Gogol's short story "Christmas Eve" (literally the Russian title «Ночь перед Рождеством» translates as "The Night before Christmas") was adapted into operatic form by at least three East Slavic composers. Ukrainian composer Mykola Lysenko wrote his Christmas Eve («Різдвяна ніч», with libretto in Ukrainian by Mykhailo Starytsky) in 1872. Just two years later, in 1874, Tchaikovsky composed his version under the title Vakula the Smith (with Russian libretto by Yakov Polonsky) and revised it in 1885 as Cherevichki (The Tsarina's Slippers). In 1894 (i.e., just after Tchaikovsky's death), Rimsky-Korsakov wrote the libretto and music for his own opera based on the same story. "Christmas Eve" was also adapted into a film in 1961 entitled The Night Before Christmas. It was adapted also for radio by Adam Beeson and broadcast on BBC Radio 4 on 24 December 2008[68] and subsequently rebroadcast on both Radio 4 and Radio 4 Extra on Christmas Eve 2010, 2011 and 2015.[69]

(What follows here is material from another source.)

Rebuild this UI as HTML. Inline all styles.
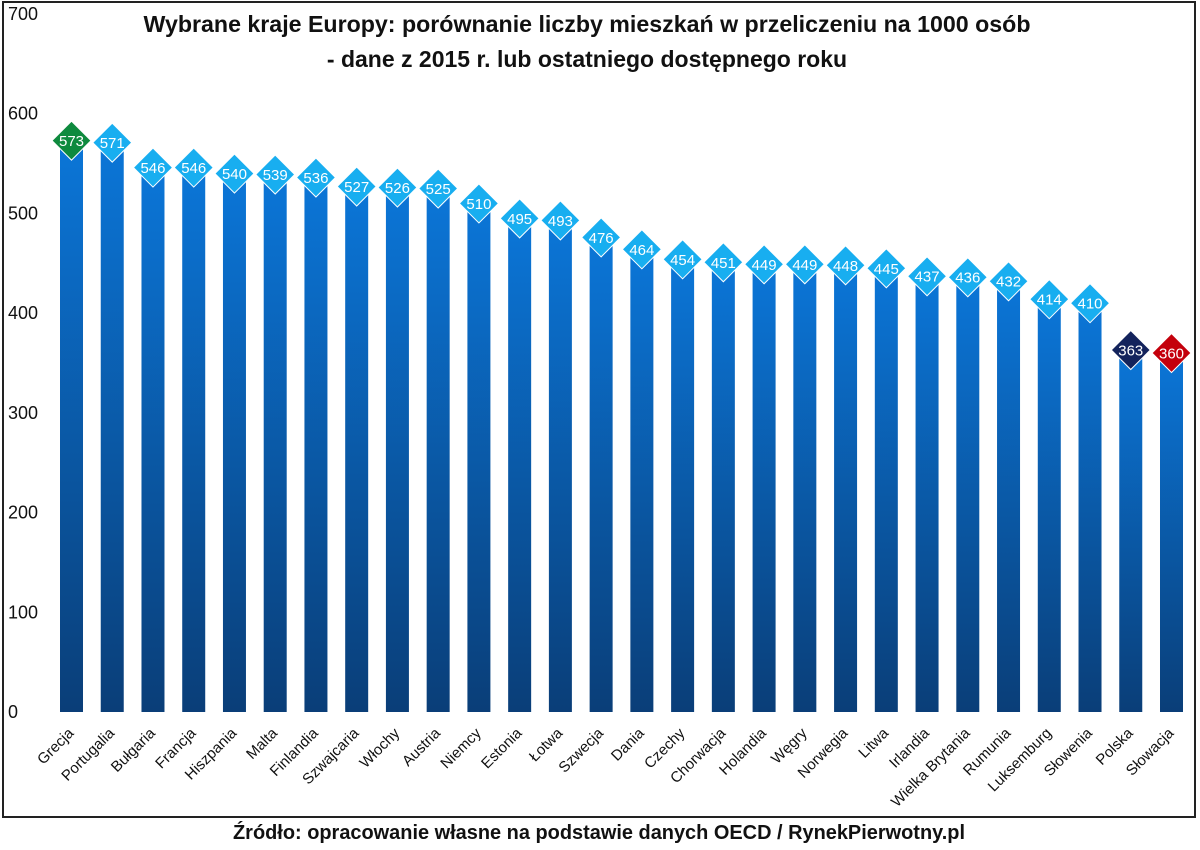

Gogol's story "Viy" was adapted into film by Russian filmmakers four times: the original Viy in 1967; the horror film Vedma (aka The Power of Fear) in 2006; the action-horror film Viy in 2014; and the horror film Gogol Viy released in 2018. It was also adapted into the Russian FMV video game Viy: The Story Retold (2004). Outside of Russia, the film loosely served as the inspiration for Mario Bava's film Black Sunday (1960) and the South Korean horror film Evil Spirit: Viy (2008).
In 2016, Gogol's short story "The Portrait" was announced to be adapted into a feature film of the same name, by Anastasia Elena Baranoff and Elena Vladimir Baranoff.[70][71][72][73][74][75]
The Russian TV-3 television series Gogol features Nikolai Gogol as a lead character and presents a fictionalized version of his life that mixes his history with elements from his various stories.[76] The episodes were also released theatrically starting with Gogol. The Beginning in August 2017. A sequel entitled Gogol: Viy was released in April 2018 and the third film Gogol: Terrible Revenge debuted in August 2018.
In 1963, an animated version of Gogol's classic surrealist story "The Nose" was made by Alexandre Alexeieff and Claire Parker, using the pinscreen animation technique, for the National Film Board of Canada.[77]
A definitive animated movie adaptation of Gogol's The Nose released in January 2020. The Nose or Conspiracy of Mavericks has been in production for about fifty years.[78]